CHALLENGE => Copy the lines of the data below exactly, starting at the first and stopping after the line that contains "72.3, 65.6, 69.4];"; include no pictures.

— START INFORMATION PROVIDED —

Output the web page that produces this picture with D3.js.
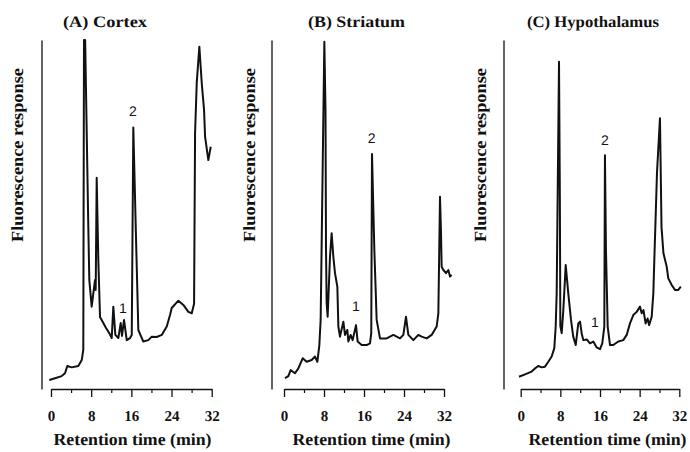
<!DOCTYPE html>
<html>
<head>
	<meta charset="utf-8">
	<script src="https://d3js.org/d3.v7.min.js"></script>
	<title>Chromatograms</title>
	<style>
		body { margin: 0; background: #fff; }
		svg text { fill: #111; text-rendering: geometricPrecision; }
	</style>
</head>
<body>
	<div id="chart"></div>

	<script type="text/javascript">

		// panel titles and tick values
		var panelTitles = ["(A) Cortex", "(B) Striatum", "(C) Hypothalamus"];
		var majorTicks = [0, 8, 16, 24, 32];
		var minorTicks = [4, 12, 20, 28];
		var peakNames = ["1", "2"];

		// (A) Cortex: retention time (min) and response (arbitrary units, 0-100)
		var cortexTime = [-0.34, 0.8, 2.13, 2.79, 3.25, 4.12, 5.44, 6.12, 6.43, 6.57, 6.8, 7.43, 7.63, 8.1, 8.76, 8.9, 9.1, 9.42, 9.62, 9.76,
			10.42, 10.96, 11.61, 12.09, 12.41, 12.81, 13.41, 13.88, 14.14, 14.54, 15.08, 15.74, 16.08, 16.39, 16.9, 17.39, 18.39, 19.38, 20.06,
			21.06, 22.05, 23.05, 23.7, 24.04, 25.36, 26.35, 27.35, 28.03, 28.49, 28.69, 29.02, 29.54, 30.02, 30.48, 30.68, 31.33, 31.81];
		var cortexResp = [2.6, 3.1, 3.7, 4.5, 6.6, 6.2, 6.6, 8.3, 11.2, 100, 100, 46.4, 31.2, 23.6, 31.2, 28.4, 60.5, 37, 27.5, 20.6,
			18.9, 17.5, 16, 14.6, 23.6, 15.5, 14.6, 18.9, 15.2, 19.8, 14, 14.6, 15.5, 74.9, 45, 16.9, 13.6, 14, 15,
			14.9, 15.5, 17.9, 21.2, 23.2, 25.3, 24.1, 22.1, 21.7, 24.4, 73.4, 87.7, 98.1, 87.6, 79.9, 72.3, 65.6, 69.4];

		// (B) Striatum
		var striatumTime = [0.2, 0.87, 1.33, 2.2, 2.87, 3.73, 4.53, 5.53, 6.2, 6.67, 7.07, 7.33, 8.07, 8.3, 8.4, 8.53, 8.73, 9.2, 9.53, 9.87,
			10.2, 10.67, 10.87, 11.2, 11.87, 12.2, 12.67, 12.87, 13.33, 13.73, 14.4, 14.73, 15.53, 16.53, 17.2, 17.45, 17.6, 18.07, 18.53,
			19.2, 20.53, 21.87, 23.2, 23.87, 24.4, 24.87, 25.87, 26.87, 27.53, 28.53, 29.53, 30.53, 30.87, 31.2, 31.4, 31.53, 31.87,
			32.4, 32.87, 33.2, 33.53];
		var striatumResp = [3.1, 3.7, 5.4, 4.5, 5.9, 8.8, 7.8, 8.3, 9.3, 7.8, 12.6, 19.8, 99.5, 80, 40, 24.6, 20.7, 37.9, 44.6, 37.9,
			33.2, 29.3, 17.9, 15, 19.3, 15.5, 16.9, 13.6, 15.5, 14, 18.3, 13.6, 12.6, 12.6, 13.1, 16, 67.3, 39.8, 19.8,
			14.5, 14.5, 15.5, 14.5, 15.5, 20.7, 15.5, 14, 15.5, 15, 14.5, 15.5, 17.9, 21.7, 55.1, 45, 35, 34.1,
			33.2, 34.1, 32.2, 32.7];

		// (C) Hypothalamus
		var hypoTime = [-0.34, 0.87, 2.2, 2.89, 3.55, 4.24, 4.9, 5.57, 6.25, 6.78, 7.06, 7.26, 7.73, 7.9, 8.0, 8.27, 8.6, 9.08, 9.6, 10.15,
			10.6, 11.1, 11.62, 11.97, 12.3, 12.63, 13.32, 13.98, 14.65, 15.33, 16, 16.46, 16.87, 17.0, 17.2, 17.55, 18.02, 18.68, 19.69,
			20.7, 21.39, 22.05, 22.72, 23.4, 24.07, 24.41, 24.77, 25.2, 25.6, 25.9, 26.43, 26.76, 26.96, 27.5, 28.1, 28.41, 28.8,
			29.46, 29.78, 30.47, 31.13, 31.8, 32.3];
		var hypoResp = [3.5, 4.2, 5, 5.9, 6.6, 6.2, 6.4, 7.8, 9.3, 11.7, 17.9, 27.4, 93.8, 55, 18, 16, 22.6, 35.5, 27.4, 19.8,
			15, 12.6, 18.8, 19.3, 16, 14, 14.2, 13.1, 13.6, 11.9, 11.4, 13.1, 17.9, 67, 40, 17.9, 12.6, 12.6, 13.6,
			14, 15.5, 18.8, 21.2, 22.1, 23.6, 21.7, 22.6, 18.8, 20.2, 18.3, 20.7, 27.4, 37, 62, 77.6, 46.4, 38.9,
			35, 31.7, 29.8, 28.4, 28.4, 29.3];

		// peak label anchors (time, response) for peaks 1 and 2
		var peakTimeA = [14.34, 16.33], peakRespA = [21.8, 78.2];
		var peakTimeB = [14.4, 17.54], peakRespB = [22.3, 70.5];
		var peakTimeC = [14.98, 17.0], peakRespC = [17.8, 69.9];

		var width = 690, height = 452;
		var serif = "'Liberation Serif', 'Times New Roman', serif";
		var sans = "'Liberation Sans', Arial, sans-serif";

		var svg = d3.select("#chart").append("svg")
			.attr("width", width)
			.attr("height", height);

		// layout of the three panels
		var panels = [
			{ time: cortexTime, resp: cortexResp, pt: peakTimeA, pr: peakRespA,
			  x0: 51, x1: 211.7, yAxisX: 41.5, yLabelX: 22.5, titleX: 105, xLabelX: 132.5 },
			{ time: striatumTime, resp: striatumResp, pt: peakTimeB, pr: peakRespB,
			  x0: 284, x1: 444, yAxisX: 271.5, yLabelX: 255, titleX: 356.5, xLabelX: 371.5 },
			{ time: hypoTime, resp: hypoResp, pt: peakTimeC, pr: peakRespC,
			  x0: 520.7, x1: 679.3, yAxisX: 503.5, yLabelX: 486, titleX: 593, xLabelX: 607.5 }
		];
		var titleLen = [84, 97, 132];

		var y = d3.scaleLinear().domain([0, 100]).range([389, 40]);

		panels.forEach(function(p, i) {
			var x = d3.scaleLinear().domain([0, 32]).range([p.x0, p.x1]);
			var g = svg.append("g");

			// y axis: plain line
			g.append("g")
				.attr("transform", "translate(" + p.yAxisX + ",0)")
				.call(d3.axisLeft(y).tickValues([]).tickSizeOuter(0))
				.select(".domain").attr("stroke", "#111").attr("stroke-width", 1.3);

			// x axis, major ticks with labels
			var xa = g.append("g")
				.attr("transform", "translate(0,389)")
				.call(d3.axisBottom(x).tickValues(majorTicks).tickSize(8).tickSizeOuter(0).tickPadding(13));
			xa.select(".domain").attr("stroke", "#111").attr("stroke-width", 1.3);
			xa.selectAll(".tick line").attr("stroke", "#111").attr("stroke-width", 1.3);
			xa.selectAll(".tick text")
				.attr("font-family", serif)
				.attr("font-size", 15)
				.attr("font-weight", "bold")
				.attr("fill", "#111");

			// minor ticks
			var xm = g.append("g")
				.attr("transform", "translate(0,389)")
				.call(d3.axisBottom(x).tickValues(minorTicks).tickSize(4).tickFormat(""));
			xm.select(".domain").remove();
			xm.selectAll(".tick line").attr("stroke", "#111").attr("stroke-width", 1.2);

			// trace
			var pts = p.time.map(function(t, k) { return [t, p.resp[k]]; });
			var line = d3.line()
				.x(function(d) { return x(d[0]); })
				.y(function(d) { return y(d[1]); });
			g.append("path")
				.datum(pts)
				.attr("d", line)
				.attr("fill", "none")
				.attr("stroke", "#111")
				.attr("stroke-width", 2)
				.attr("stroke-linejoin", "round");

			// peak labels
			g.selectAll(".peak")
				.data(peakNames).enter()
				.append("text")
				.attr("class", "peak")
				.attr("x", function(d, k) { return x(p.pt[k]); })
				.attr("y", function(d, k) { return y(p.pr[k]); })
				.attr("text-anchor", "middle")
				.attr("font-family", sans)
				.attr("font-size", 14)
				.attr("fill", "#111")
				.text(function(d) { return d; });

			// title
			g.append("text")
				.attr("x", p.titleX)
				.attr("y", 27)
				.attr("text-anchor", "middle")
				.attr("font-family", serif)
				.attr("font-size", 16)
				.attr("font-weight", "bold")
				.attr("textLength", titleLen[i])
				.attr("lengthAdjust", "spacingAndGlyphs")
				.text(panelTitles[i]);

			// axis titles
			g.append("text")
				.attr("x", p.xLabelX)
				.attr("y", 445)
				.attr("text-anchor", "middle")
				.attr("font-family", serif)
				.attr("font-size", 17)
				.attr("font-weight", "bold")
				.attr("textLength", 158)
				.attr("lengthAdjust", "spacingAndGlyphs")
				.text("Retention time (min)");

			g.append("text")
				.attr("transform", "translate(" + p.yLabelX + ",155) rotate(-90)")
				.attr("text-anchor", "middle")
				.attr("font-family", serif)
				.attr("font-size", 17)
				.attr("font-weight", "bold")
				.attr("textLength", 174)
				.attr("lengthAdjust", "spacingAndGlyphs")
				.text("Fluorescence response");
		});

	</script>
</body>
</html>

— END INFORMATION PROVIDED —

ANSWER TO THIS EXERCISE =>
Output the web page that produces this picture with D3.js.
<!DOCTYPE html>
<html>
<head>
	<meta charset="utf-8">
	<script src="https://d3js.org/d3.v7.min.js"></script>
	<title>Chromatograms</title>
	<style>
		body { margin: 0; background: #fff; }
		svg text { fill: #111; text-rendering: geometricPrecision; }
	</style>
</head>
<body>
	<div id="chart"></div>

	<script type="text/javascript">

		// panel titles and tick values
		var panelTitles = ["(A) Cortex", "(B) Striatum", "(C) Hypothalamus"];
		var majorTicks = [0, 8, 16, 24, 32];
		var minorTicks = [4, 12, 20, 28];
		var peakNames = ["1", "2"];

		// (A) Cortex: retention time (min) and response (arbitrary units, 0-100)
		var cortexTime = [-0.34, 0.8, 2.13, 2.79, 3.25, 4.12, 5.44, 6.12, 6.43, 6.57, 6.8, 7.43, 7.63, 8.1, 8.76, 8.9, 9.1, 9.42, 9.62, 9.76,
			10.42, 10.96, 11.61, 12.09, 12.41, 12.81, 13.41, 13.88, 14.14, 14.54, 15.08, 15.74, 16.08, 16.39, 16.9, 17.39, 18.39, 19.38, 20.06,
			21.06, 22.05, 23.05, 23.7, 24.04, 25.36, 26.35, 27.35, 28.03, 28.49, 28.69, 29.02, 29.54, 30.02, 30.48, 30.68, 31.33, 31.81];
		var cortexResp = [2.6, 3.1, 3.7, 4.5, 6.6, 6.2, 6.6, 8.3, 11.2, 100, 100, 46.4, 31.2, 23.6, 31.2, 28.4, 60.5, 37, 27.5, 20.6,
			18.9, 17.5, 16, 14.6, 23.6, 15.5, 14.6, 18.9, 15.2, 19.8, 14, 14.6, 15.5, 74.9, 45, 16.9, 13.6, 14, 15,
			14.9, 15.5, 17.9, 21.2, 23.2, 25.3, 24.1, 22.1, 21.7, 24.4, 73.4, 87.7, 98.1, 87.6, 79.9, 72.3, 65.6, 69.4];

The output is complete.